Assets like the Lewek Constellation and Lewek Connector 'leave us no choice but to compete at the higher end of the market. That does not mean that we want to be the next Subsea 7 or the next Technip. That's not our ambition. But on a project to project basis, we will have to challenge them.' The Constellation, scheduled to begin service 1Q 2014, is an ice-class DP3 multi-lay vessel built to operate in depths of 3000m. The 178m long by 46m wide vessel will be equipped with a 3000t heavy lift crane and is designed for both rigid and flexible pipelay. The hull was scheduled to leave Emas' fabrication yard in Vietnam in November and sail to China for installation of the Huisman crane. From there, it will move to Huisman's facilities in Schiedam, The Netherlands, for the tower installation.

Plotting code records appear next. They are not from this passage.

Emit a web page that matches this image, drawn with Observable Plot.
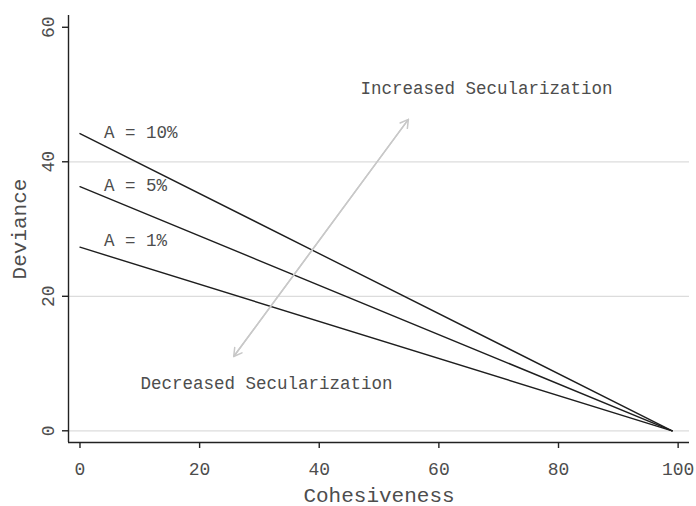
<!DOCTYPE html>
<html>
<head>
<meta charset="utf-8">
<script src="https://cdn.jsdelivr.net/npm/d3@7"></script>
<script src="https://cdn.jsdelivr.net/npm/@observablehq/plot@0.6"></script>
<style>
  html, body { margin: 0; padding: 0; background: #fff; }
  svg { display: block; }
</style>
</head>
<body>
<div id="chart"></div>
<script>
// ---- data ----
const seriesLabels = ["A = 10%", "A = 5%", "A = 1%"];
const startDeviance = [44.2, 36.3, 27.3];   // deviance at cohesiveness 0
const endDeviance = [0, 0, 0];              // deviance at cohesiveness 99
const cohesivenessStart = 0;
const cohesivenessEnd = 99;
const labelX = [4, 4, 4];
const labelY = [44.4, 36.5, 28.3];
const xTicks = [0, 20, 40, 60, 80, 100];
const yTicks = [0, 20, 40, 60];
const gridY = [0, 20, 40];
const noteText = ["Increased Secularization", "Decreased Secularization"];
const noteX = [46.9, 10.1];
const noteY = [50.9, 7.0];
const arrowFrom = {x: 25.7, y: 11.05};
const arrowTo = {x: 54.9, y: 46.3};

const xDomain = [-1.92, 101.9];
const yDomain = [-1.74, 61.75];

const lines = [];
seriesLabels.forEach((s, i) => {
  lines.push({series: s, x: cohesivenessStart, y: startDeviance[i]});
  lines.push({series: s, x: cohesivenessEnd, y: endDeviance[i]});
});
const labels = seriesLabels.map((s, i) => ({text: s, x: labelX[i], y: labelY[i]}));
const notes = noteText.map((t, i) => ({text: t, x: noteX[i], y: noteY[i]}));

const FONT = "'Courier New', 'Liberation Mono', monospace";
const TXT = "#4d4d4d";

const chart = Plot.plot({
  width: 696,
  height: 506,
  marginLeft: 68,
  marginRight: 7,
  marginTop: 15,
  marginBottom: 64,
  style: {fontFamily: FONT, background: "#fff"},
  x: {domain: xDomain},
  y: {domain: yDomain},
  marks: [
    Plot.ruleY(gridY, {stroke: "#dcdcdc", strokeWidth: 1.2}),
    Plot.ruleX([xDomain[0]], {stroke: "#222", strokeWidth: 1.4}),
    Plot.ruleY([yDomain[0]], {stroke: "#222", strokeWidth: 1.4}),
    Plot.axisX({
      ticks: xTicks, tickSize: 6, tickPadding: 14, stroke: "#222",
      fontSize: 18, fill: TXT, label: null, strokeWidth: 1.4
    }),
    Plot.axisY({
      ticks: yTicks, tickSize: 6, tickPadding: 9, stroke: "#222",
      tickRotate: -90, textAnchor: "middle", lineAnchor: "bottom",
      fontSize: 18, fill: TXT, label: null, strokeWidth: 1.4
    }),
    Plot.text(["Cohesiveness"], {frameAnchor: "bottom", dy: 59, lineAnchor: "bottom", fontSize: 21, fill: TXT}),
    Plot.text(["Deviance"], {frameAnchor: "left", dx: -43, rotate: -90, textAnchor: "middle", lineAnchor: "bottom", fontSize: 21, fill: TXT}),
    Plot.line(lines, {x: "x", y: "y", z: "series", stroke: "#1e1e1e", strokeWidth: 1.4}),
    Plot.arrow([{}], {x1: arrowFrom.x, y1: arrowFrom.y, x2: arrowTo.x, y2: arrowTo.y, stroke: "#c8c8c8", strokeWidth: 1.5, headLength: 9}),
    Plot.arrow([{}], {x1: arrowTo.x, y1: arrowTo.y, x2: arrowFrom.x, y2: arrowFrom.y, stroke: "#c8c8c8", strokeWidth: 1.5, headLength: 9}),
    Plot.text(labels, {x: "x", y: "y", text: "text", textAnchor: "start", lineAnchor: "middle", fontSize: 17.5, fill: TXT}),
    Plot.text(notes, {x: "x", y: "y", text: "text", textAnchor: "start", lineAnchor: "middle", fontSize: 17.5, fill: TXT})
  ]
});
document.getElementById("chart").appendChild(chart);
</script>
</body>
</html>
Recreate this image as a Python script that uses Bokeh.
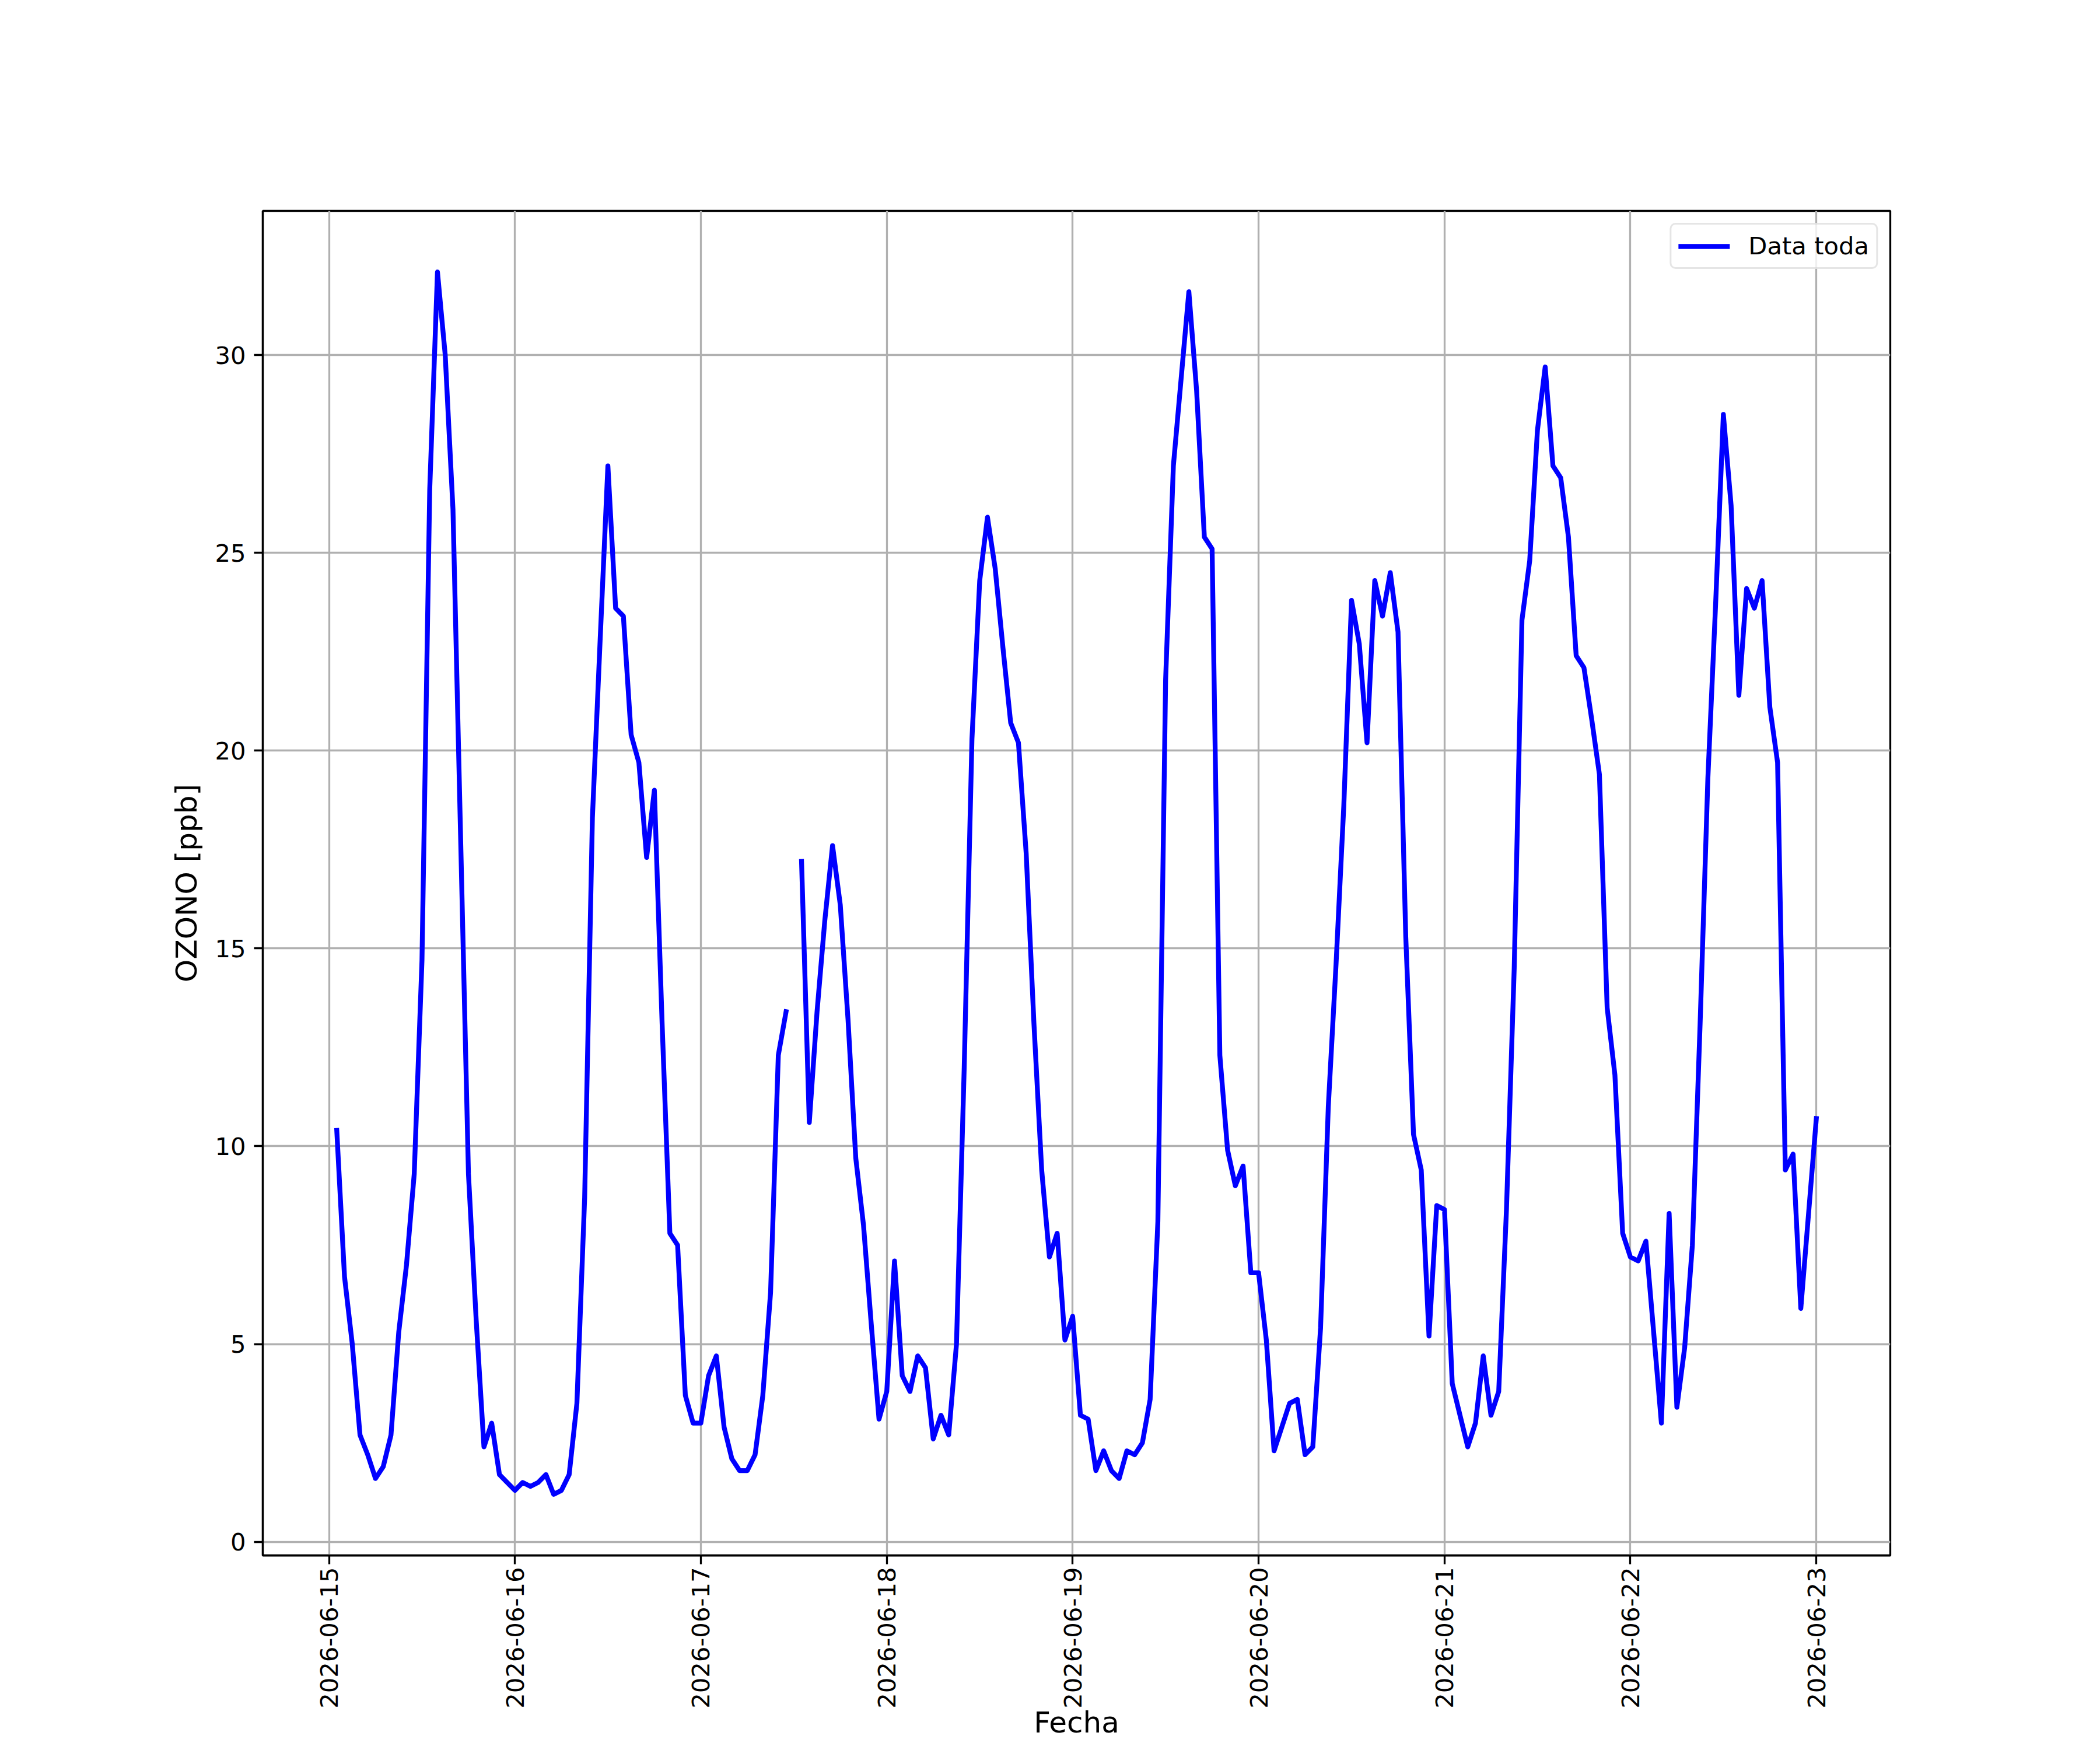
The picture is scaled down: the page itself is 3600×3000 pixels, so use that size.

The Constellation is designed to work in tandem with one or more barges carrying reeled pipe for loading directly onto the vessel, eliminating the need to return to an onshore spoolbase for loading. 'It's a different concept,' D'Cort explains. 'It steps away from the tried and tested method, where the reel-lay vessels back up to a spoolbase.' The method will allow Emas to maintain three strategically placed spoolbases – in the Gulf of Mexico, North Sea and Asia-Pacific regions – rather than operating multiple facilities around the world. 'You become less spoolbase dependent,' he says. 'Whether you ultimately have to deploy one or two barges doesn't matter. But it's not a cheap vessel. We know that. We've got to get maximum efficiency out of it. And for her to steam up and down to spoolbases does not spell maximum efficiency to me.'
'We simply said [while developing the concept] why do we have to go to a spoolbase to pick up pipe? You don't do it for S-lay. So give me one good reason why you can't do it for reel lay.'
The vessel will 'largely make its mark in the western hemisphere, to begin with,' D'Cort continues. 'But we are also identifying prospects for it in Asia-Pacific.'
The vessel's heavy lift capacity will allow it to 'take up slack time' doing platform installation work. 'An asset like this drives your whole business model. It was refreshing for me to see that, in our industry, there is still room for gamechanging assets.'
The 157m-long subsea construction vessel Lewek Connector, which earlier this year conducted a cable installation operation for EirGrid's East-West Interconnector project in the Irish Sea (OE June), is under contract for the next two years, D'Cort says. In October, AMC Connector AS, a joint venture between Emas parent company Ezra Holdings and Aker Solutions, agreed to sell the vessel to Aker subsidiary Ocean Yield in a $315 million deal. The Connector will remain under charter to Emas AMC. The company is considering construction of 'a second Connector', he says.
Also in October, Emas AMC acquired an exclusive charter with Coastal Trade for the Caesar and Express pipelay vessels, which Coastal picked up from Helix Energy Solutions Group for a little over $238 million. (In a move to refocus its business on well intervention and robotics, Helix also sold the pipelay vessel Intrepid to US-based Stabbert Maritime Holdings for $14.5 million; the company will retain its South Texas spoolbase.) Deals are expected to be finalized in February and July of next year for the Express and Caesar, respectively, as the ships complete existing contracts.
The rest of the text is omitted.